What to produce: Quote each line of the material verbatim, without the pictures.

Material provided:
==============================

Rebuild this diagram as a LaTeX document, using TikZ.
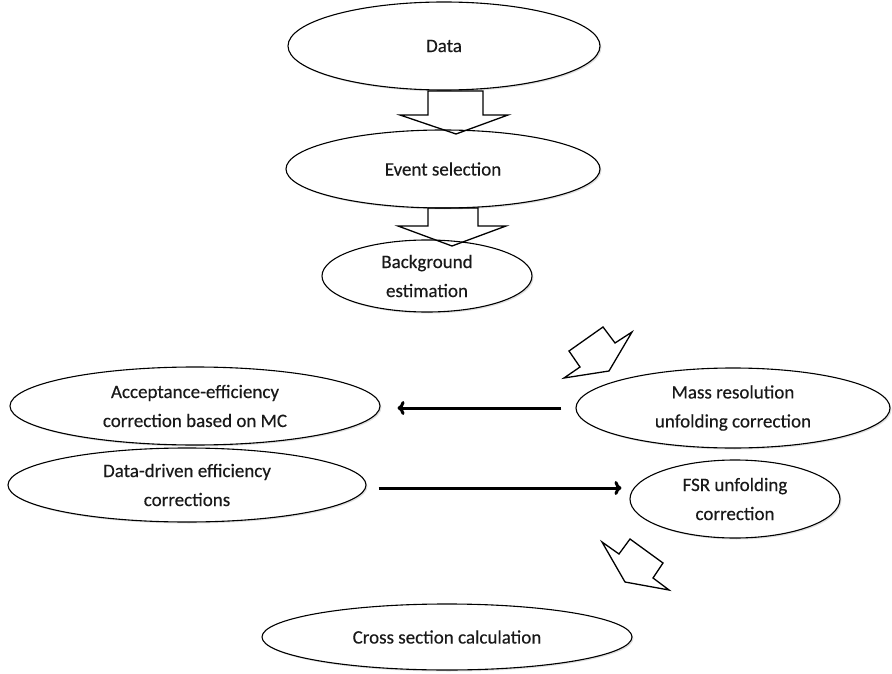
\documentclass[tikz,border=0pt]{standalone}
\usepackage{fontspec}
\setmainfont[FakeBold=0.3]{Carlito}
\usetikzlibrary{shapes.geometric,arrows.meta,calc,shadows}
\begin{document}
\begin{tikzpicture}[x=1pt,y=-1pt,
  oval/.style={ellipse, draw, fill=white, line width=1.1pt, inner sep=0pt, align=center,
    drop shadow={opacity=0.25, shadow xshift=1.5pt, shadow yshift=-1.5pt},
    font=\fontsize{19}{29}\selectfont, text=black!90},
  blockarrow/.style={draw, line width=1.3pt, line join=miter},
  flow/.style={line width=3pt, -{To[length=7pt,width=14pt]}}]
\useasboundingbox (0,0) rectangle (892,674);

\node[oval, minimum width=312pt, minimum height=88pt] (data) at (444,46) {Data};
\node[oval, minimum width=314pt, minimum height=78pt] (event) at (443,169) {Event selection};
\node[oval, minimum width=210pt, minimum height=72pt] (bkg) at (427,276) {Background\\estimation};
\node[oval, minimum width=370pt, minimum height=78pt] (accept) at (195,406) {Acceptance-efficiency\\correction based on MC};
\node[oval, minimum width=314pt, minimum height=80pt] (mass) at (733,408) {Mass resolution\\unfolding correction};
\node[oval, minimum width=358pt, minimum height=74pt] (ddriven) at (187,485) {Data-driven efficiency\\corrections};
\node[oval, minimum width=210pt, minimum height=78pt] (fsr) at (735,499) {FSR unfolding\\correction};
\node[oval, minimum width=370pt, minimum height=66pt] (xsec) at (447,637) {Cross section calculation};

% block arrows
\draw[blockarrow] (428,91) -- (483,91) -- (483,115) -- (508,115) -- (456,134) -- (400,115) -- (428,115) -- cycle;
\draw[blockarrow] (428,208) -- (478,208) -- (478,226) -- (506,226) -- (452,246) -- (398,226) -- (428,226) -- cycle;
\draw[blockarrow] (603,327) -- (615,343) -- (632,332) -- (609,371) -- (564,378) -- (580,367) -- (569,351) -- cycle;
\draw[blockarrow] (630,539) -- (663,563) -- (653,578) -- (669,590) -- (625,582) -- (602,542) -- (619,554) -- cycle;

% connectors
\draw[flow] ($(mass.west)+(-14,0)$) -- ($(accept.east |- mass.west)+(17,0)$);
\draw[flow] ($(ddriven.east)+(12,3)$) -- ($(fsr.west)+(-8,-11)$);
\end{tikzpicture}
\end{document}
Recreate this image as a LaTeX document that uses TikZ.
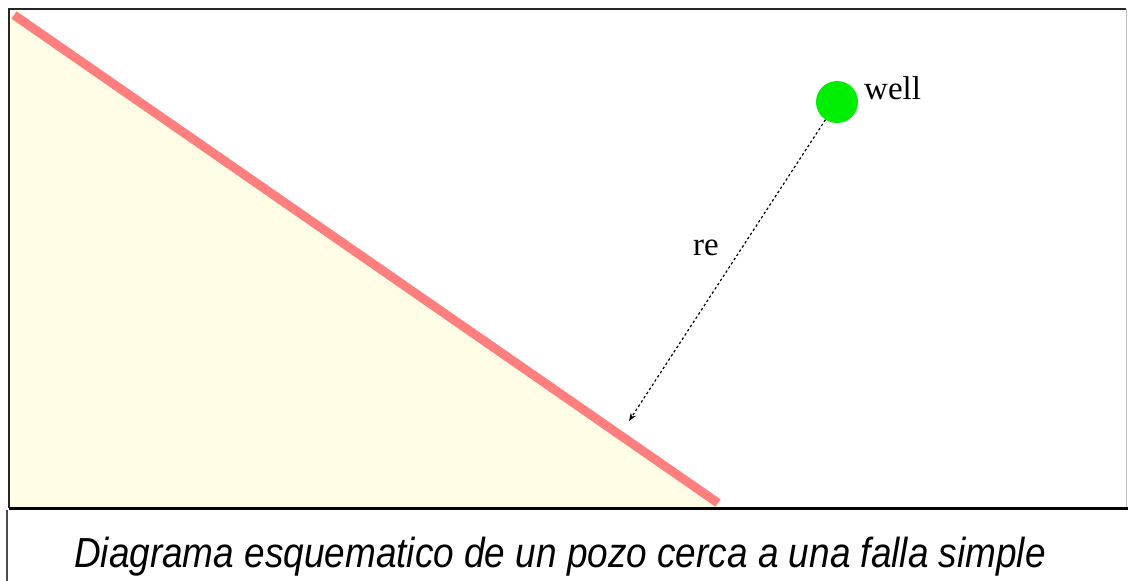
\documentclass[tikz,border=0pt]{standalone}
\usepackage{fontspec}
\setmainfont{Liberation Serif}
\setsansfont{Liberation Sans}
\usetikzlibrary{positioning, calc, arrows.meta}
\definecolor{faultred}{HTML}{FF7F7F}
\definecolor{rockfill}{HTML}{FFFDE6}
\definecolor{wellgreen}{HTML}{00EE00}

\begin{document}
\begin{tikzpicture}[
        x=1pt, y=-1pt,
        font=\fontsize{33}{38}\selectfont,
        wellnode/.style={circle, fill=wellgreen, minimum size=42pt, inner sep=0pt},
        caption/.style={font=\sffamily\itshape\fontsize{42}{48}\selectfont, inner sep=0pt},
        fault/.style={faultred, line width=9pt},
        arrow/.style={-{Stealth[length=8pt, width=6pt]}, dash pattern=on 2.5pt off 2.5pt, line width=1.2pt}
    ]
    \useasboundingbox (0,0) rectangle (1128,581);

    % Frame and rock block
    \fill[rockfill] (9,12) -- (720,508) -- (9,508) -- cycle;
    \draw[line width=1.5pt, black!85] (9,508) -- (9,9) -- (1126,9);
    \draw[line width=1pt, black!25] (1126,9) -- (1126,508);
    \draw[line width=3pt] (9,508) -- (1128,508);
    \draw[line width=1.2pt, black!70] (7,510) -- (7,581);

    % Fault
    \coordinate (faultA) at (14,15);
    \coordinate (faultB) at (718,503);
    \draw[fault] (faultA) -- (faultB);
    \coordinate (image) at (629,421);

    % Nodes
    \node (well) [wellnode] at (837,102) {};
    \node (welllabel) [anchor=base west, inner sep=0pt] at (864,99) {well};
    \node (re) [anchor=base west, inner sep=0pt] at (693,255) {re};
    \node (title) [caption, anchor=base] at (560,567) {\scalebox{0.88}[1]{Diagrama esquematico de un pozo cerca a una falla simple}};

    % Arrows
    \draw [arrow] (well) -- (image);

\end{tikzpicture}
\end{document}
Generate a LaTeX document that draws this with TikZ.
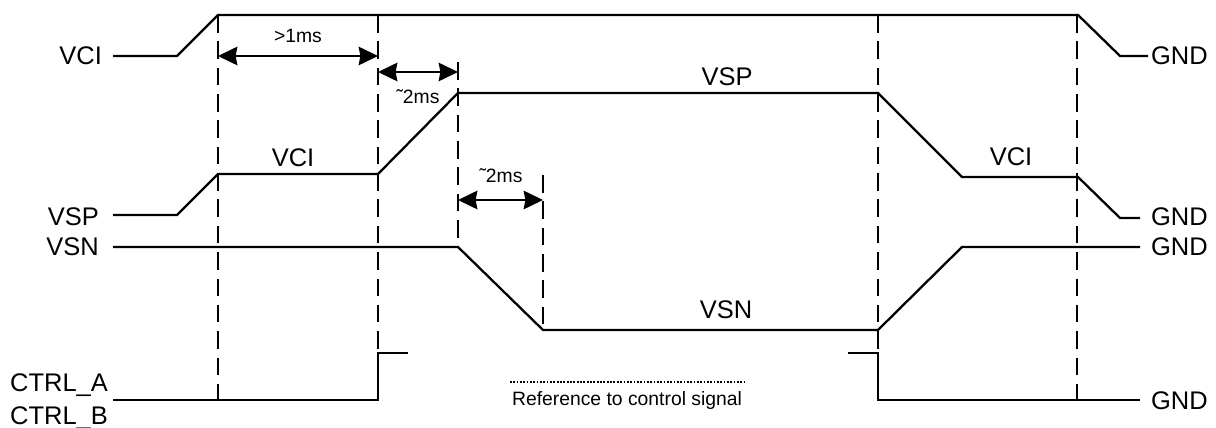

==============================

Full output:
Rebuild this diagram as a LaTeX document, using TikZ.
\documentclass[tikz,border=0pt]{standalone}
\usepackage{fontspec}
\setmainfont[FakeBold=0.3]{Carlito}
\usetikzlibrary{shapes.geometric,arrows.meta,calc,shadows}
\begin{document}
\begin{tikzpicture}[x=1pt,y=-1pt,
  oval/.style={ellipse, draw, fill=white, line width=1.1pt, inner sep=0pt, align=center,
    drop shadow={opacity=0.25, shadow xshift=1.5pt, shadow yshift=-1.5pt},
    font=\fontsize{19}{29}\selectfont, text=black!90},
  blockarrow/.style={draw, line width=1.3pt, line join=miter},
  flow/.style={line width=3pt, -{To[length=7pt,width=14pt]}}]
\useasboundingbox (0,0) rectangle (892,674);

\node[oval, minimum width=312pt, minimum height=88pt] (data) at (444,46) {Data};
\node[oval, minimum width=314pt, minimum height=78pt] (event) at (443,169) {Event selection};
\node[oval, minimum width=210pt, minimum height=72pt] (bkg) at (427,276) {Background\\estimation};
\node[oval, minimum width=370pt, minimum height=78pt] (accept) at (195,406) {Acceptance-efficiency\\correction based on MC};
\node[oval, minimum width=314pt, minimum height=80pt] (mass) at (733,408) {Mass resolution\\unfolding correction};
\node[oval, minimum width=358pt, minimum height=74pt] (ddriven) at (187,485) {Data-driven efficiency\\corrections};
\node[oval, minimum width=210pt, minimum height=78pt] (fsr) at (735,499) {FSR unfolding\\correction};
\node[oval, minimum width=370pt, minimum height=66pt] (xsec) at (447,637) {Cross section calculation};

% block arrows
\draw[blockarrow] (428,91) -- (483,91) -- (483,115) -- (508,115) -- (456,134) -- (400,115) -- (428,115) -- cycle;
\draw[blockarrow] (428,208) -- (478,208) -- (478,226) -- (506,226) -- (452,246) -- (398,226) -- (428,226) -- cycle;
\draw[blockarrow] (603,327) -- (615,343) -- (632,332) -- (609,371) -- (564,378) -- (580,367) -- (569,351) -- cycle;
\draw[blockarrow] (630,539) -- (663,563) -- (653,578) -- (669,590) -- (625,582) -- (602,542) -- (619,554) -- cycle;

% connectors
\draw[flow] ($(mass.west)+(-14,0)$) -- ($(accept.east |- mass.west)+(17,0)$);
\draw[flow] ($(ddriven.east)+(12,3)$) -- ($(fsr.west)+(-8,-11)$);
\end{tikzpicture}
\end{document}
Recreate this image as a LaTeX document that uses TikZ.
\documentclass[tikz,border=0pt]{standalone}
\usepackage{fontspec}
\setmainfont{Liberation Serif}
\setsansfont{Liberation Sans}
\usetikzlibrary{positioning, calc, arrows.meta}
\definecolor{faultred}{HTML}{FF7F7F}
\definecolor{rockfill}{HTML}{FFFDE6}
\definecolor{wellgreen}{HTML}{00EE00}

\begin{document}
\begin{tikzpicture}[
        x=1pt, y=-1pt,
        font=\fontsize{33}{38}\selectfont,
        wellnode/.style={circle, fill=wellgreen, minimum size=42pt, inner sep=0pt},
        caption/.style={font=\sffamily\itshape\fontsize{42}{48}\selectfont, inner sep=0pt},
        fault/.style={faultred, line width=9pt},
        arrow/.style={-{Stealth[length=8pt, width=6pt]}, dash pattern=on 2.5pt off 2.5pt, line width=1.2pt}
    ]
    \useasboundingbox (0,0) rectangle (1128,581);

    % Frame and rock block
    \fill[rockfill] (9,12) -- (720,508) -- (9,508) -- cycle;
    \draw[line width=1.5pt, black!85] (9,508) -- (9,9) -- (1126,9);
    \draw[line width=1pt, black!25] (1126,9) -- (1126,508);
    \draw[line width=3pt] (9,508) -- (1128,508);
    \draw[line width=1.2pt, black!70] (7,510) -- (7,581);

    % Fault
    \coordinate (faultA) at (14,15);
    \coordinate (faultB) at (718,503);
    \draw[fault] (faultA) -- (faultB);
    \coordinate (image) at (629,421);

    % Nodes
    \node (well) [wellnode] at (837,102) {};
    \node (welllabel) [anchor=base west, inner sep=0pt] at (864,99) {well};
    \node (re) [anchor=base west, inner sep=0pt] at (693,255) {re};
    \node (title) [caption, anchor=base] at (560,567) {\scalebox{0.88}[1]{Diagrama esquematico de un pozo cerca a una falla simple}};

    % Arrows
    \draw [arrow] (well) -- (image);

\end{tikzpicture}
\end{document}
Generate a LaTeX document that draws this with TikZ.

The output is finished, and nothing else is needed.